Whenever a task narrative mentions other roles/organizations, it is important to ask:
- Do people understand the goals, processes, and tasks and how they are connected and related to the mission?
- Do the people involved in the process require access to more/better operational information in order to satisfy the priority information requirements of various internal and external customers?
- Are any obvious changes or adjustments to the process workflows required to improve response times or the ability to provide better executive support to government decision makers and elected officials?
- Who should be involved in making process changes, when, how, and why?
- Does everyone involved in this process have a clear and documented understanding of the priority and standing information requirements?

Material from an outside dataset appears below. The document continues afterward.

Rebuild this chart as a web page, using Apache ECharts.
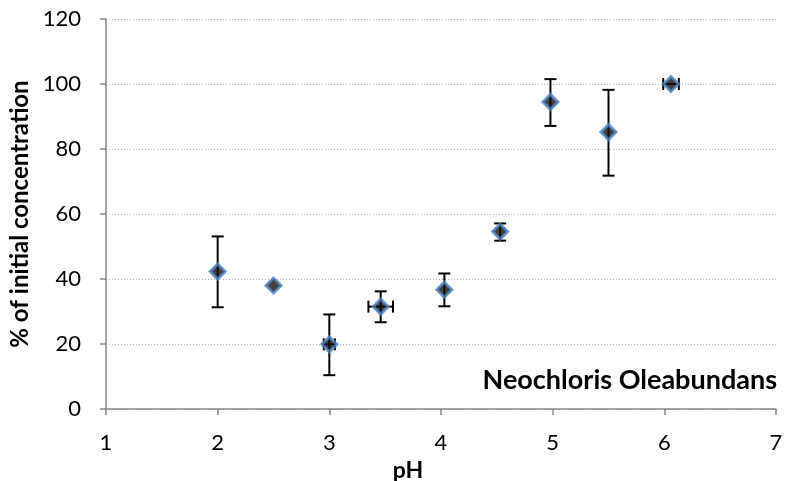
<!DOCTYPE html>
<html><head><meta charset="utf-8">
<script src="https://cdn.jsdelivr.net/npm/echarts@6/dist/echarts.min.js"></script>
<style>html,body{margin:0;padding:0;background:#fff}#c{width:803px;height:481px}</style>
</head><body><div id="c"></div>
<script>
const phValues   = [2.00, 2.50, 3.00, 3.46, 4.03, 4.53, 4.98, 5.50, 6.06];
const concValues = [42.3, 38.0, 19.9, 31.5, 36.7, 54.6, 94.5, 85.2, 100.0];
const yErrLow    = [31.3, 38.0, 10.4, 26.7, 31.6, 51.8, 87.1, 71.8, 100.0];
const yErrHigh   = [53.1, 38.0, 29.1, 36.2, 41.7, 57.1, 101.5, 98.2, 100.0];
const xErrLow    = [2.00, 2.50, 2.95, 3.35, 4.03, 4.53, 4.98, 5.50, 5.99];
const xErrHigh   = [2.00, 2.50, 3.05, 3.57, 4.03, 4.53, 4.98, 5.50, 6.13];
const xTicks = [1,2,3,4,5,6,7];
const yTicks = [0,20,40,60,80,100,120];
const chartTitle = 'Neochloris Oleabundans';

const points = phValues.map((x,i)=>[x, concValues[i]]);
const errData = phValues.map((x,i)=>[x, concValues[i], yErrLow[i], yErrHigh[i], xErrLow[i], xErrHigh[i]]);
const font = "Lato, 'Open Sans', sans-serif";

const chart = echarts.init(document.getElementById('c'));
chart.setOption({
  animation:false,
  backgroundColor:'#fff',
  grid:{left:106, right:27, top:19, bottom:72, containLabel:false, outerBoundsMode:'none'},
  title:{text:chartTitle, right:21, top:362, textStyle:{fontFamily:font, fontSize:27, fontWeight:'bold', color:'#000'}},
  xAxis:{type:'value', min:xTicks[0], max:xTicks[xTicks.length-1], interval:1,
    name:'pH', nameLocation:'middle', nameGap:45,
    nameTextStyle:{fontFamily:font, fontSize:23, fontWeight:'bold', color:'#000', padding:[0,66,0,0]},
    axisLine:{show:true, lineStyle:{color:'#868686', width:1.5}},
    axisTick:{show:true, length:6, lineStyle:{color:'#868686', width:1.5}},
    axisLabel:{fontFamily:font, fontSize:22, color:'#000', margin:23},
    splitLine:{show:false}},
  yAxis:{type:'value', min:yTicks[0], max:yTicks[yTicks.length-1], interval:20,
    name:'% of initial concentration', nameLocation:'middle', nameGap:70,
    nameTextStyle:{fontFamily:font, fontSize:24, fontWeight:'bold', color:'#000'},
    axisLine:{show:true, lineStyle:{color:'#868686', width:1.5}},
    axisTick:{show:true, length:6, lineStyle:{color:'#868686', width:1.5}},
    axisLabel:{fontFamily:font, fontSize:22, color:'#000', margin:25},
    splitLine:{show:true, lineStyle:{color:'#b0b0b0', type:[1,2], width:1}}},
  series:[
    {type:'custom', data:errData, z:3,
      renderItem:function(params, api){
        const c = api.coord([api.value(0), api.value(1)]);
        const lo = api.coord([api.value(0), api.value(2)]);
        const hi = api.coord([api.value(0), api.value(3)]);
        const xl = api.coord([api.value(4), api.value(1)]);
        const xh = api.coord([api.value(5), api.value(1)]);
        const st = {stroke:'#000', lineWidth:2};
        const cap = 6;
        const children = [];
        if (Math.abs(hi[1]-lo[1]) > 1) {
          children.push({type:'line', shape:{x1:c[0],y1:lo[1],x2:c[0],y2:hi[1]}, style:st});
          children.push({type:'line', shape:{x1:c[0]-cap,y1:lo[1],x2:c[0]+cap,y2:lo[1]}, style:st});
          children.push({type:'line', shape:{x1:c[0]-cap,y1:hi[1],x2:c[0]+cap,y2:hi[1]}, style:st});
        }
        if (Math.abs(xh[0]-xl[0]) > 1) {
          children.push({type:'line', shape:{x1:xl[0],y1:c[1],x2:xh[0],y2:c[1]}, style:st});
          children.push({type:'line', shape:{x1:xl[0],y1:c[1]-cap,x2:xl[0],y2:c[1]+cap}, style:st});
          children.push({type:'line', shape:{x1:xh[0],y1:c[1]-cap,x2:xh[0],y2:c[1]+cap}, style:st});
        }
        return {type:'group', children:children};
      }},
    {type:'scatter', data:points, z:4, symbol:'diamond', symbolSize:15,
      itemStyle:{color:'#111', borderColor:'#4F81BD', borderWidth:3}}
  ]
});
</script></body></html>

- What changes are required in software functionality, if any?
TOWARDS EOC PROCESS MANAGEMENT MATURITY
When process management is highly developed it is a way of life and a core part of both strategic and operational management within the EOC. Ideally:
- Every employee understands the process they perform and how they link to other processes (macro perspective).
- EOC operators understand when and how their process definitions need to evolve over time.
- There are deeply embedded process measures, data is systematically used for improvements, and process owners are rewarded on process performance.
- Process management and improvement teams exist and processes are proactively monitored and controlled.
- Benchmarking and mistake avoidance and problem prevention, as well as continuous and innovative improvements, are fostered by change management and innovation initiatives.
- Highly-developed processes are analyzed, optimized, and systematically adjusted to changes in collaboration partner requirements.
In this way, an EOC builds an optimized, integrated, and intelligent network where real-time operational information flows throughout the value chain, supports the needs of decision makers, and enables an effective response.